O Natal são momentos, o resto é inverno
O
Natal são momentos, o resto é inverno. Inverno, manhã de mau tempo, chuva,
vento forte, ruas vazias de gente, mar em fúria. Vagas de sete metros,
toneladas de água atiradas contra o cimento armado, colunas brancas de espuma e
ira, a tocarem as nuvens e a assustarem as gaivotas num voo desordenado e
líquido.
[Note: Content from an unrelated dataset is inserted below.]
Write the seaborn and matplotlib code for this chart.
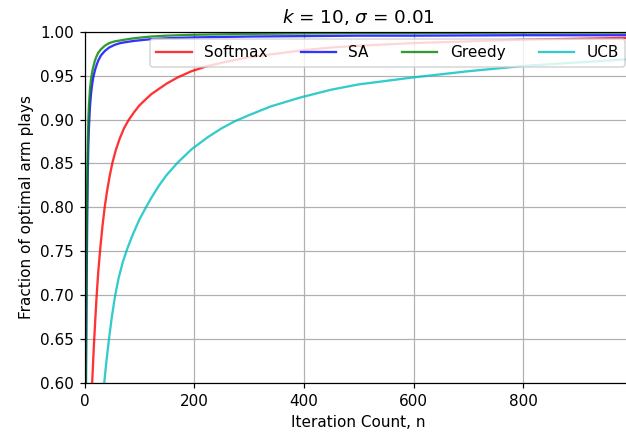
import matplotlib
matplotlib.use("Agg")
import matplotlib.pyplot as plt
import seaborn as sns
import pandas as pd

# ---- data ----
greedy_x = [0, 1, 2, 3, 4, 5, 6, 7, 8, 10, 12, 14, 16, 19, 22, 25, 30, 37, 45, 55, 65, 74, 90, 105, 122, 150, 200, 300, 400, 500, 600, 800, 999]
greedy_y = [0.10, 0.35, 0.55, 0.68, 0.77, 0.83, 0.87, 0.90, 0.915, 0.935, 0.946, 0.954, 0.960, 0.967, 0.972, 0.976, 0.980, 0.984, 0.987, 0.989, 0.990, 0.991, 0.9925, 0.9935, 0.9945, 0.9955, 0.9965, 0.9975, 0.998, 0.9985, 0.9985, 0.999, 0.999]

sa_x = greedy_x
sa_y = [0.10, 0.30, 0.50, 0.63, 0.72, 0.79, 0.84, 0.87, 0.89, 0.915, 0.93, 0.94, 0.948, 0.956, 0.962, 0.967, 0.973, 0.978, 0.982, 0.985, 0.987, 0.988, 0.9895, 0.9905, 0.9915, 0.9925, 0.9935, 0.9945, 0.995, 0.9955, 0.9955, 0.996, 0.996]

softmax_x = [0, 10, 14, 16, 18, 20, 22, 25, 29, 33, 37, 41, 46, 51, 57, 64, 72, 80, 90, 100, 110, 122, 136, 150, 170, 195, 225, 260, 300, 350, 400, 450, 500, 600, 700, 800, 900, 999]
softmax_y = [0.20, 0.50, 0.600, 0.628, 0.653, 0.676, 0.698, 0.726, 0.755, 0.780, 0.801, 0.818, 0.836, 0.851, 0.865, 0.878, 0.890, 0.899, 0.908, 0.916, 0.922, 0.929, 0.935, 0.941, 0.948, 0.955, 0.961, 0.966, 0.971, 0.975, 0.979, 0.982, 0.984, 0.987, 0.989, 0.991, 0.992, 0.993]

ucb_x = [0, 20, 30, 36, 40, 45, 50, 56, 62, 70, 78, 88, 100, 112, 122, 136, 150, 170, 195, 225, 250, 274, 300, 340, 393, 450, 500, 550, 600, 700, 800, 900, 999]
ucb_y = [0.20, 0.45, 0.56, 0.600, 0.625, 0.652, 0.676, 0.700, 0.719, 0.738, 0.753, 0.769, 0.786, 0.800, 0.811, 0.825, 0.837, 0.851, 0.866, 0.880, 0.890, 0.898, 0.905, 0.915, 0.925, 0.934, 0.940, 0.944, 0.948, 0.955, 0.961, 0.965, 0.969]

algos = ["Softmax", "SA", "Greedy", "UCB"]
colors = ["r", "b", "g", "c"]

frames = []
for name, xs, ys in [("Softmax", softmax_x, softmax_y), ("SA", sa_x, sa_y),
                     ("Greedy", greedy_x, greedy_y), ("UCB", ucb_x, ucb_y)]:
    frames.append(pd.DataFrame({"n": xs, "frac": ys, "algo": name}))
df = pd.concat(frames, ignore_index=True)

DPI = 110
fig = plt.figure(figsize=(626 / DPI, 442 / DPI), dpi=DPI)
ax = fig.add_axes([84.5 / 626, 1 - 383 / 442, (632.4 - 84.5) / 626, (383 - 31.7) / 442])

sns.lineplot(data=df, x="n", y="frac", hue="algo", hue_order=algos,
             palette=dict(zip(algos, colors)), alpha=0.8, linewidth=1.5,
             errorbar=None, sort=True, ax=ax)

ax.set_xlim(0, 999)
ax.set_ylim(0.60, 1.00)
ax.set_xticks([0, 200, 400, 600, 800])
yt = [0.60, 0.65, 0.70, 0.75, 0.80, 0.85, 0.90, 0.95, 1.00]
ax.set_yticks(yt)
ax.set_yticklabels([f"{v:.2f}" for v in yt])
ax.grid(True)
ax.set_xlabel("Iteration Count, n")
ax.set_ylabel("Fraction of optimal arm plays")
ax.set_title(r"$k$ = 10, $\sigma$ = 0.01")
handles, labels = ax.get_legend_handles_labels()
ax.legend(handles, labels, loc="upper right", ncol=4,
          handlelength=2.3, columnspacing=2.2)

fig.savefig("out.png", dpi=DPI)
Solidão e mágoa, o vento vergando os braços longos das palmeiras, a
fragilidade de uma silhueta longe e perto, cabelos em desalinho, a face exposta
aos salpicos de sal que o vento arrasta, um frio por dentro que não tem medida,
a angústia acaba sempre a escorrer-nos dos olhos tristes.
A
cidade cresce pela margem do rio acima, ruas estreitas, todas as portas
fechadas, nem alimento nem abrigo, só a chuva esgotando-se na corrente das
valetas, dia de natal. Há garrafas vazias que a noite solitária deixou
espalhadas pelos portais, os corpos dispersaram-se pela alvorada, encharcados
no conforto do álcool e na miséria dos dias ainda por chegar. Corpos tisnados
nas brasas frias da tragédia, sujos, côncavos, os trapos andrajosos, os olhares
parados contra o vazio móvel dos faróis. Que dia ainda tão mais igual aos
outros, mais espaço nas ruas para as encruzilhadas que a vida tece.
Depois
o silêncio absoluto das horas em redor, as ruínas que os anos foram deixando
pelos degraus, o cinzento da esperança que não houve, do passado que não é. O
futuro é o horizonte metido num buraco que se abre sob os pés, escuro e fundo,
chegando ao centro da terra, só cinzas saindo das crateras, soterrando o verde
das encostas, enchendo o leito vertiginoso dos ribeiros de montanha. Engrossando
rios de águas barrentas soltando-se das margens, alagando terra firme,
arrastando desejos e fortuna para o mar alto. Onde moram todos os naufrágios!